A.I. is not going to be what anyone thinks it will be. Yet from a marketing perspective1 it seems like we’re confident we’ve figured it all out.

We’ll use generative A.I. to split test a bajillion versions of a thing. We’ll embrace whatever crumbs the generative engines drop on how their algorithms decide what to reference and surface. We’ll promote whatever new way our company has infused A.I. into its products and services, regardless of whether it’s aligned to established personas or brand guidelines. And we’ll do it all based on how A.I. is being used at this exact moment.

The fact is, people (including your target customers) are still figuring out how they’re going to use A.I.

History tells us that sometimes it’s just a matter of becoming comfortable with it. In the 90s, a lot of people couldn’t fathom that it was going to be o.k. for them to input their credit card information into Netscape as they surfed the World Wide Web. In that case, technology and security and user behavior evolved together.

Sometimes people are the ones who drive the change. Flickr started as an online game which happened to have a photo-sharing feature. The people didn’t care about the game, but they liked sharing photos. The Twitter platform integrated functionality around hashtags and retweets because people were already retweeting and hashtagging things on their own.

This happens all the time. A new technology is typically developed in a way that aligns with human behavior based on current behavioral information,2 and with an expectation of that being how it will be used. But using that new technology actually changes human behavior as we learn to interact with it. The technology is then adjusted to reflect that new behavior, and then in order to fit the updated technology the behavior evolves again, and then so too does the technology — forever and ever amen.

Once when I was driving into work I was about to change lanes but there was a car there. There was maybe enough room for me, but only just, so I wasn’t going to risk it. But then I realized the car was a Tesla, and that it would slow down if I pulled right in front of it.3 New technology was impacting my behavior.

Knowing this happens is nothing new. In the 1962 book Diffusion of Innovations, Everett Rogers wrote, “Until very recently we assumed that adoption of an innovation meant the exact copying or imitation of how the innovation had been used previously in a different setting. Sometimes the adoption of an innovation does indeed represent Identical behavior … In many other cases, however, an innovation is not invariant as it diffuses.”

New technology will simultaneously reflect, change, and adapt to human behavior. Which is why it amazes me how definitive so many people, and marketers specifically, are being about A.I. and its integration with the discipline. Extrapolate all you want, but A.I.’s future, its potential, its applications, and its ultimate use are going to change dramatically as we go, and any foundations you build right now are probably going to need to be demolished at some point.

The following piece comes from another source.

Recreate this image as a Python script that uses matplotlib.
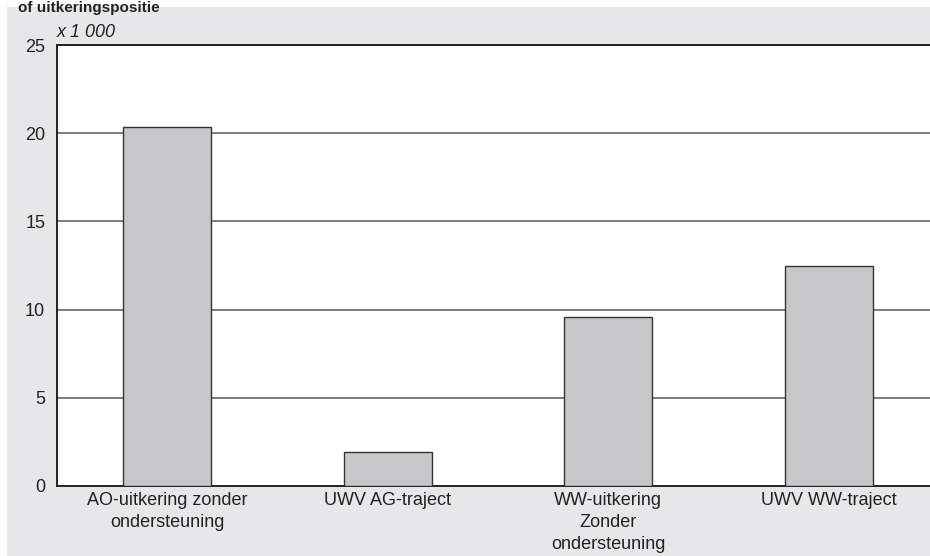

So how about we take a deep breath and be intentional about what exactly we’re trying to accomplish, and whether the newfangled whatever really is the best way to accomplish it? That’s the approach that will create lasting value while everyone else is preoccupied chasing the shiny new thing.

1  I’m not even going to get into all the A.I.-based startups and SaaS solutions and whatever else that have popped up.

2  Unless you’re Apple in the ‘00s when Steve Jobs just kinda did whatever he wanted with iPod click wheels and whatever else and consumers followed suit.

3  I, of course, didn’t do that; but a lesser man might have.